Badiou a une conception quasi-religieuse de la vérité qui, selon lui, se décide et se déclare mais ne se démontre pas. L’idée communiste, dit-il, « déclare que le principe égalitaire permet de distinguer dans toute action collective ce qui est homogène à l’hypothèse communiste et donc a une réelle valeur et ce qui la contredit, et donc nous ramène à une vision animale de l’humanité ». Il faut savoir que L’éthique de Badiou pose que quiconque n’est pas un « Immortel » porteur d’une idée (donc presque tous les hommes) est un « animal humain » à qui on peut infliger brigandage et  meurtre sans que ce soit un mal mais simple « prédation banale » (L’éthique p 91). Si vous ne rejoignez pas une action collective communiste, ce que vous faites est sans valeur, vous n’êtes pas un Immortel, juste un « animal humain ».

Pour conclure, après avoir réduit le communisme à une idée, alors que pour Marx c'était le mouvement de tranformation de l'état des choses, notre philosophe réduit la pratique révolutionnaire à une modeste « morale provisoire » dont le premier précepte est de secourir les sans-papiers. Ils sont nombreux à le faire dans le Nord-Pas-de-Calais sans avoir étudié la philosophie ni suivi les contorsions de Badiou quand il affirme que qualifier les immigrés d’étrangers serait une « imputation arbitraire » (L’éthique p 115). Ne sont-ils pas d’ici puisqu’ils sont ici ?  Ce dernier coup du maître sophiste mérite d’être salué. Mais le militant qui espérait être orienté par la perspective d'une action pour changer le monde sera déçu par la conduite de dame patronnesse qu’on lui propose.          

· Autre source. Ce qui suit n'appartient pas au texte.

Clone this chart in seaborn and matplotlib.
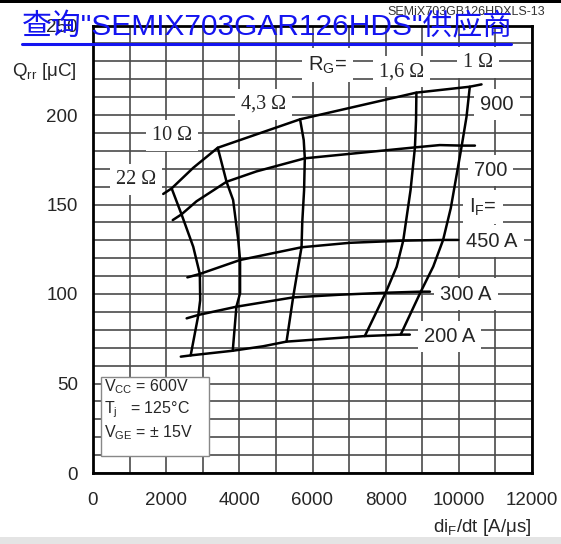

Beaucoup s’interrogent sur la soudaine fortune médiatique d’un philosophe qui pousse loin la provocation, notamment en attaquant la démocratie (y compris directe) et en se réclamant d’un communisme totalitaire pur et dur. Certes sur l’art et sur l’immigration, ses positions coïncident courageusement avec celles du grand capital, mais il faut chercher ailleurs la véritable explication. Badiou est un « fou du roi » idéal dont les propos ne tirent pas à conséquence.